Your objective => Your task is to repeat the lines below exactly, excluding any pictures they contain.

Rows from a dataset of charts and code
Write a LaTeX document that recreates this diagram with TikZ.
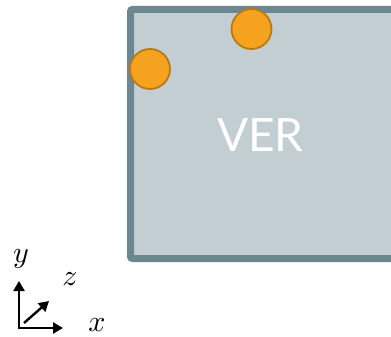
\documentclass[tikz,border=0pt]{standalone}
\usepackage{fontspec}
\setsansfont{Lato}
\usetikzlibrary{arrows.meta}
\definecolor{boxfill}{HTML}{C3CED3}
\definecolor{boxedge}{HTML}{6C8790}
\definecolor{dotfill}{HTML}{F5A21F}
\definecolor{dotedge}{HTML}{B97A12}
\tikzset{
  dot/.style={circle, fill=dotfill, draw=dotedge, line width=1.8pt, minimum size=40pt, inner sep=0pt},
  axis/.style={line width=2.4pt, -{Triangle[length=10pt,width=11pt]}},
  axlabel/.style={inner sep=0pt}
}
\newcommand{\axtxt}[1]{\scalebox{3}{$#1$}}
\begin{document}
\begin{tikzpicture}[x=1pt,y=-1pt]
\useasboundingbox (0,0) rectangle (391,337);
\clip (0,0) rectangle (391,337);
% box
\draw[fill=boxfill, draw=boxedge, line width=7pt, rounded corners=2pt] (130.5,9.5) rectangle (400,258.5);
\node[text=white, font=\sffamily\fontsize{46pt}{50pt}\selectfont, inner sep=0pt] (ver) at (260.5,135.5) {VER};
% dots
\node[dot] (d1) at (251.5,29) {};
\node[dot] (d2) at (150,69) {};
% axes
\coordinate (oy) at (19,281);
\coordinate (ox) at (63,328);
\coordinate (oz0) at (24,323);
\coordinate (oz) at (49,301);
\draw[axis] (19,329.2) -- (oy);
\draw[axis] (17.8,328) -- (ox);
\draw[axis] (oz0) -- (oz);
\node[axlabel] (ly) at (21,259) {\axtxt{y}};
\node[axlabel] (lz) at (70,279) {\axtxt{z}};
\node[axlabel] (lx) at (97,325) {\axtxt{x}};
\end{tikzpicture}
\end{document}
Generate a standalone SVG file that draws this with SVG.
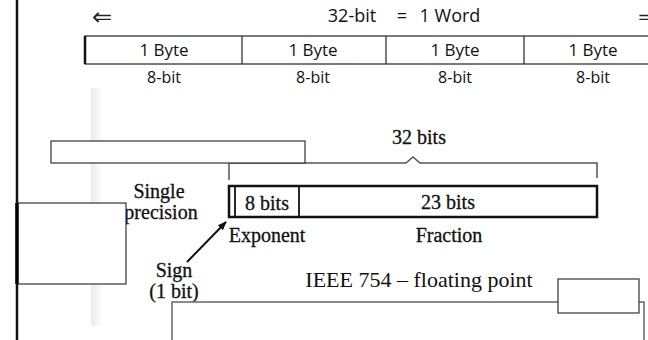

Response to the task =>
Write a LaTeX document that recreates this diagram with TikZ.
\documentclass[tikz,border=0pt]{standalone}
\usepackage{fontspec}
\setsansfont{Lato}
\usetikzlibrary{arrows.meta}
\definecolor{boxfill}{HTML}{C3CED3}
\definecolor{boxedge}{HTML}{6C8790}
\definecolor{dotfill}{HTML}{F5A21F}
\definecolor{dotedge}{HTML}{B97A12}
\tikzset{
  dot/.style={circle, fill=dotfill, draw=dotedge, line width=1.8pt, minimum size=40pt, inner sep=0pt},
  axis/.style={line width=2.4pt, -{Triangle[length=10pt,width=11pt]}},
  axlabel/.style={inner sep=0pt}
}
\newcommand{\axtxt}[1]{\scalebox{3}{$#1$}}
\begin{document}
\begin{tikzpicture}[x=1pt,y=-1pt]
\useasboundingbox (0,0) rectangle (391,337);
\clip (0,0) rectangle (391,337);
% box
\draw[fill=boxfill, draw=boxedge, line width=7pt, rounded corners=2pt] (130.5,9.5) rectangle (400,258.5);
\node[text=white, font=\sffamily\fontsize{46pt}{50pt}\selectfont, inner sep=0pt] (ver) at (260.5,135.5) {VER};
% dots
\node[dot] (d1) at (251.5,29) {};
\node[dot] (d2) at (150,69) {};
% axes
\coordinate (oy) at (19,281);
\coordinate (ox) at (63,328);
\coordinate (oz0) at (24,323);
\coordinate (oz) at (49,301);
\draw[axis] (19,329.2) -- (oy);
\draw[axis] (17.8,328) -- (ox);
\draw[axis] (oz0) -- (oz);
\node[axlabel] (ly) at (21,259) {\axtxt{y}};
\node[axlabel] (lz) at (70,279) {\axtxt{z}};
\node[axlabel] (lx) at (97,325) {\axtxt{x}};
\end{tikzpicture}
\end{document}
Generate a standalone SVG file that draws this with SVG.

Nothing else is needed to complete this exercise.